**Do this:** Copy exactly the lines from the start of the material through the line with "ax.axis_line_color = None". Pictures stay out of the copy.

[Entries with chart source code]
====

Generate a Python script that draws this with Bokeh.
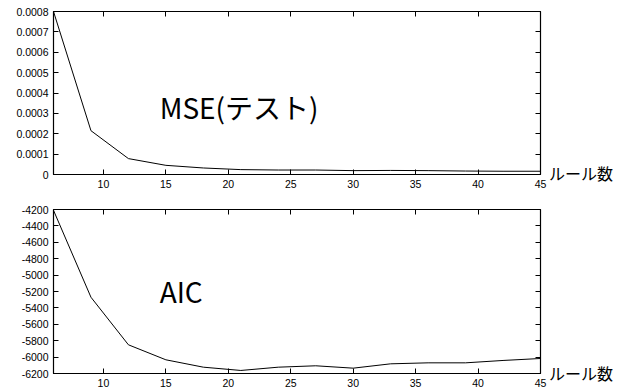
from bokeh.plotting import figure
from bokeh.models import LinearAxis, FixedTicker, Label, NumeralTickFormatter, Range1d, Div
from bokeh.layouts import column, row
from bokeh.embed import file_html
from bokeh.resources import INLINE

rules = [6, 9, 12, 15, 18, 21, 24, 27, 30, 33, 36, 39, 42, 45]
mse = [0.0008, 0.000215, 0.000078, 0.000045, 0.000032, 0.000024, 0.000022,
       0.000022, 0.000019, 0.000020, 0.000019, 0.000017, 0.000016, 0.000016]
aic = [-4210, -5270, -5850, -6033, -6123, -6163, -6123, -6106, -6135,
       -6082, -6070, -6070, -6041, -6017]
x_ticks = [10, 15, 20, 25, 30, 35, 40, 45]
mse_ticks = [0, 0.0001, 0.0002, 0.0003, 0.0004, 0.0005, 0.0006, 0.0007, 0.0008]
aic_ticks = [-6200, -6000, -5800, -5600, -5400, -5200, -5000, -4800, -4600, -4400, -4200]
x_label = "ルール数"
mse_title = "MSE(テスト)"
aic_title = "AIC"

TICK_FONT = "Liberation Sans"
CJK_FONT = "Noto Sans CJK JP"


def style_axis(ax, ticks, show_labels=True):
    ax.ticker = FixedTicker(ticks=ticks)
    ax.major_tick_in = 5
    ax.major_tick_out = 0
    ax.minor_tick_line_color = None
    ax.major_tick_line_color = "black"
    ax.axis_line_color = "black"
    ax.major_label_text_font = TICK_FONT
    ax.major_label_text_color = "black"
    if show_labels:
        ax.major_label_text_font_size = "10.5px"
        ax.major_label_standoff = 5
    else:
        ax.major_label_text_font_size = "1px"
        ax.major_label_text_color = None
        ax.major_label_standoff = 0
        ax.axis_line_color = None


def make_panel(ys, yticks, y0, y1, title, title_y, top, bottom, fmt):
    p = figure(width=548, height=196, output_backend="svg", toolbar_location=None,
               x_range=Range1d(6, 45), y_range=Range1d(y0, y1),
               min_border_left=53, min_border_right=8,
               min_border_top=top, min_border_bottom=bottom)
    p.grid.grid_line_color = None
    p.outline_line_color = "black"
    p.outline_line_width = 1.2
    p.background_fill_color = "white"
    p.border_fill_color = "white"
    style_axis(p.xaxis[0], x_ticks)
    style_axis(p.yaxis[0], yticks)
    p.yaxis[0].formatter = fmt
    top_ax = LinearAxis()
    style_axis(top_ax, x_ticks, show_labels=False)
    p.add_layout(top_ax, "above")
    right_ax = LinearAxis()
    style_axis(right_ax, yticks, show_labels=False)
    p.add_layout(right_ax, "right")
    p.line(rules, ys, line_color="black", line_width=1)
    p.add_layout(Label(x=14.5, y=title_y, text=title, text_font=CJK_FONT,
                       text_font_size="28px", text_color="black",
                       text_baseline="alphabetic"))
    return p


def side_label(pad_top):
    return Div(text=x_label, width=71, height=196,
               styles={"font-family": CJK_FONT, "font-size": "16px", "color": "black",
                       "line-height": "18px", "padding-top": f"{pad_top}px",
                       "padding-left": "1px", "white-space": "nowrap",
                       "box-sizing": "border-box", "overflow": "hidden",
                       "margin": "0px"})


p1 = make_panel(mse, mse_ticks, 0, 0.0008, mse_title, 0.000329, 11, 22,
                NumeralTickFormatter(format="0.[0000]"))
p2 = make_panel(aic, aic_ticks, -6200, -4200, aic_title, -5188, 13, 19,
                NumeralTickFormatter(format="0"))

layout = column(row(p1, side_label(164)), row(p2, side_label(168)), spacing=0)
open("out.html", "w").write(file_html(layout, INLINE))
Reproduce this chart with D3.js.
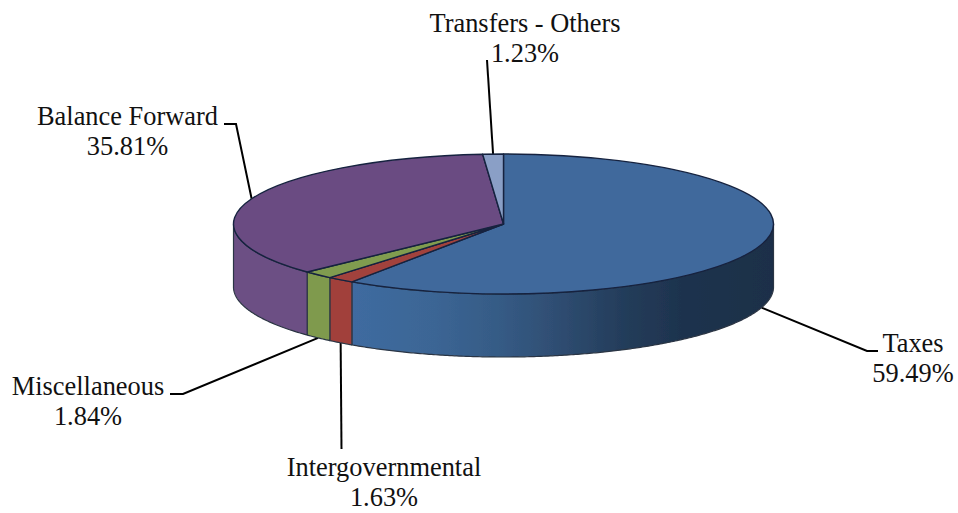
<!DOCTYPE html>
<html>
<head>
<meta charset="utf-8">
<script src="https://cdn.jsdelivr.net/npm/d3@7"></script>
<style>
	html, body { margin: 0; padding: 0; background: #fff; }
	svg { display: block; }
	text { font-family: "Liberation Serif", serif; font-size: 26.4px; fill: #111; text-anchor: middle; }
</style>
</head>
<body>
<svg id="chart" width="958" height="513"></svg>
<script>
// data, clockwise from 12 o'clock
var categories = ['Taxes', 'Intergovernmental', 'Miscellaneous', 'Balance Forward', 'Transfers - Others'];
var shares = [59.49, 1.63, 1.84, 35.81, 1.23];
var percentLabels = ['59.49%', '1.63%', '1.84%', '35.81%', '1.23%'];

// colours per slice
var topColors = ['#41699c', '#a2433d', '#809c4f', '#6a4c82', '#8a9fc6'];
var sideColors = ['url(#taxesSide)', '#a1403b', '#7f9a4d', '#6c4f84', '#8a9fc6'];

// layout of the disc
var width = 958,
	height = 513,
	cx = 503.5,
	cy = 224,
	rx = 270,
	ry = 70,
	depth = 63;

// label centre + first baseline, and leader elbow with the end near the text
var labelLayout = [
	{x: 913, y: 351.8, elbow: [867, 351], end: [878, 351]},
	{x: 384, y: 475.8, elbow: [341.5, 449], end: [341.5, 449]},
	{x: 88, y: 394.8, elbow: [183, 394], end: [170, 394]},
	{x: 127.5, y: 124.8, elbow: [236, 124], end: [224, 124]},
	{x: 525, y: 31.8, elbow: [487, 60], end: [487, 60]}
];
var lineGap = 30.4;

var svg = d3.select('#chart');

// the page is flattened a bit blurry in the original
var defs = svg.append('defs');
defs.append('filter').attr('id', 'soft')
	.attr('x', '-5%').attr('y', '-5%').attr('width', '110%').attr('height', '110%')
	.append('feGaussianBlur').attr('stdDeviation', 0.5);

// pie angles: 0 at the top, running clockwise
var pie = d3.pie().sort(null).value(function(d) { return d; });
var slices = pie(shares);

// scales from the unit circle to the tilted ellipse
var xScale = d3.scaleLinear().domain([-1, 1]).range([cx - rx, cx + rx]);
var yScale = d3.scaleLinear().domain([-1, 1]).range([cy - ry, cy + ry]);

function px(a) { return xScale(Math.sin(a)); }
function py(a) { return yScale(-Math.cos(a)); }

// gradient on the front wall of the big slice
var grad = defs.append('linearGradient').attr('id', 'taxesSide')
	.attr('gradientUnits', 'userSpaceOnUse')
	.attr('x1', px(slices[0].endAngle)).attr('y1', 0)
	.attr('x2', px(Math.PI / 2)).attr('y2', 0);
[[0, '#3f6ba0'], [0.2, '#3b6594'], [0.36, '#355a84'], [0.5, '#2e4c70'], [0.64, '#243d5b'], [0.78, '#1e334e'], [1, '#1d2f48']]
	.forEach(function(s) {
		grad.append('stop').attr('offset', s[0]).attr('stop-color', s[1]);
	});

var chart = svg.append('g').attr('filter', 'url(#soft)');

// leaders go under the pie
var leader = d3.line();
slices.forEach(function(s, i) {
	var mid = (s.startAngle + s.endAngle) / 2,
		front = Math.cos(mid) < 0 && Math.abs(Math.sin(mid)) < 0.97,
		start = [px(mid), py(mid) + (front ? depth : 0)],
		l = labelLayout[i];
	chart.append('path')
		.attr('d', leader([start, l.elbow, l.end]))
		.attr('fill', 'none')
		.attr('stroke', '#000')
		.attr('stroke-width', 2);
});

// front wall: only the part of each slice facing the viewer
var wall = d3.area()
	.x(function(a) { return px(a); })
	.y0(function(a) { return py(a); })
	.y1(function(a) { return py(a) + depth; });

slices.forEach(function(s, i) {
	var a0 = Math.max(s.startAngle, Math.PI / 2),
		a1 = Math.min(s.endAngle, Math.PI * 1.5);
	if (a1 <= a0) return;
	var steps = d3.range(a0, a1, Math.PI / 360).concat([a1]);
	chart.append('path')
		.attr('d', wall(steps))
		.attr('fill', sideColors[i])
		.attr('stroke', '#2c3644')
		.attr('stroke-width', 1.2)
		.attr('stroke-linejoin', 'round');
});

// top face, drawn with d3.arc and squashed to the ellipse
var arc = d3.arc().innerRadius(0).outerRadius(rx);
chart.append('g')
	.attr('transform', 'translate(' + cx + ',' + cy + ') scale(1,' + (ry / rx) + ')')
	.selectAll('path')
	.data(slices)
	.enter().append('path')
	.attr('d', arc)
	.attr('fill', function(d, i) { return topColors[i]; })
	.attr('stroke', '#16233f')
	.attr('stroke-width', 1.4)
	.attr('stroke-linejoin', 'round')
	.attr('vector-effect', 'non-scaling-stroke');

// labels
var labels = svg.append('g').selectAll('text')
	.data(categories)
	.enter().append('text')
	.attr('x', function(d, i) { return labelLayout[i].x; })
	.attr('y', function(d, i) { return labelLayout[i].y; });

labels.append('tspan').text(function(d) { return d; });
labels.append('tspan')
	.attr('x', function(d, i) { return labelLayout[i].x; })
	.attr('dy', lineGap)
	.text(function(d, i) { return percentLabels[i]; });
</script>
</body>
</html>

====

**Reply to the task:**
Generate a Python script that draws this with Bokeh.
from bokeh.plotting import figure
from bokeh.models import LinearAxis, FixedTicker, Label, NumeralTickFormatter, Range1d, Div
from bokeh.layouts import column, row
from bokeh.embed import file_html
from bokeh.resources import INLINE

rules = [6, 9, 12, 15, 18, 21, 24, 27, 30, 33, 36, 39, 42, 45]
mse = [0.0008, 0.000215, 0.000078, 0.000045, 0.000032, 0.000024, 0.000022,
       0.000022, 0.000019, 0.000020, 0.000019, 0.000017, 0.000016, 0.000016]
aic = [-4210, -5270, -5850, -6033, -6123, -6163, -6123, -6106, -6135,
       -6082, -6070, -6070, -6041, -6017]
x_ticks = [10, 15, 20, 25, 30, 35, 40, 45]
mse_ticks = [0, 0.0001, 0.0002, 0.0003, 0.0004, 0.0005, 0.0006, 0.0007, 0.0008]
aic_ticks = [-6200, -6000, -5800, -5600, -5400, -5200, -5000, -4800, -4600, -4400, -4200]
x_label = "ルール数"
mse_title = "MSE(テスト)"
aic_title = "AIC"

TICK_FONT = "Liberation Sans"
CJK_FONT = "Noto Sans CJK JP"


def style_axis(ax, ticks, show_labels=True):
    ax.ticker = FixedTicker(ticks=ticks)
    ax.major_tick_in = 5
    ax.major_tick_out = 0
    ax.minor_tick_line_color = None
    ax.major_tick_line_color = "black"
    ax.axis_line_color = "black"
    ax.major_label_text_font = TICK_FONT
    ax.major_label_text_color = "black"
    if show_labels:
        ax.major_label_text_font_size = "10.5px"
        ax.major_label_standoff = 5
    else:
        ax.major_label_text_font_size = "1px"
        ax.major_label_text_color = None
        ax.major_label_standoff = 0
        ax.axis_line_color = None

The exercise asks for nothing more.